The study dismisses March and three other sites as being too remote: Imperial County, Borrego Springs and Boulevard. While constrained capacity at Lindbergh would cause serious consequences – longer waits, more traffic, higher fares – the study says building an airport at a remote site would cause even greater problems. Choosing a remote site “is likely to have significant economic consequences,” it says.

Putting the airport in one of those four remote sites, the study says, would make San Diego unattractive for tourists destined for cruise ships. The distance would be the nation’s longest between a city’s airport and its cruise terminal and “is likely to pose a significant deterrent to passengers considering taking a cruise in San Diego.”

Imperial County supporters have touted a high-speed magnetic levitation train as a way to cut travel time and increase the market for that site, 104 miles from downtown San Diego.

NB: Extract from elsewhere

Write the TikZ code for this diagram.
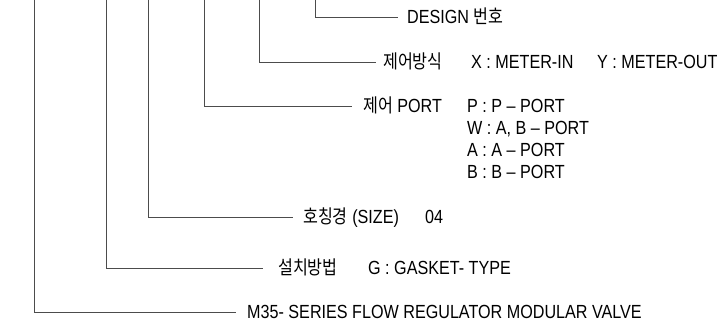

The authority’s marketability study views the expensive train skeptically.

Previous projections show 48 percent of air travelers would use the high-speed train, estimated to cost between $15 billion and $25 billion. It would take air travelers an average of 94 minutes to get to the Imperial County site, the study says. If 96 percent of Imperial County-bound passengers used the maglev, the study concludes the average travel time would still be 82 minutes.

The study found it unlikely that passengers to nearby destinations such as Las Vegas would drive from their home to a proposed Miramar maglev station, ride the train, and “then endure the airport and airline experience, only to arrive at their destination and still need to take a cab or rent a car.”

But no site would be more problematic for airlines and passengers than March Air Reserve Base, according to the study. It predicts no airlines would move to the site, because it is just 28 miles away from the nearby Ontario airport, which still has room to expand.

If San Diego’s airport is put there, the study forecasts passenger demand would drop 100 percent.

The report was commissioned by the airport authority and prepared by two consultants, Eclat Consulting and Ricondo & Associates.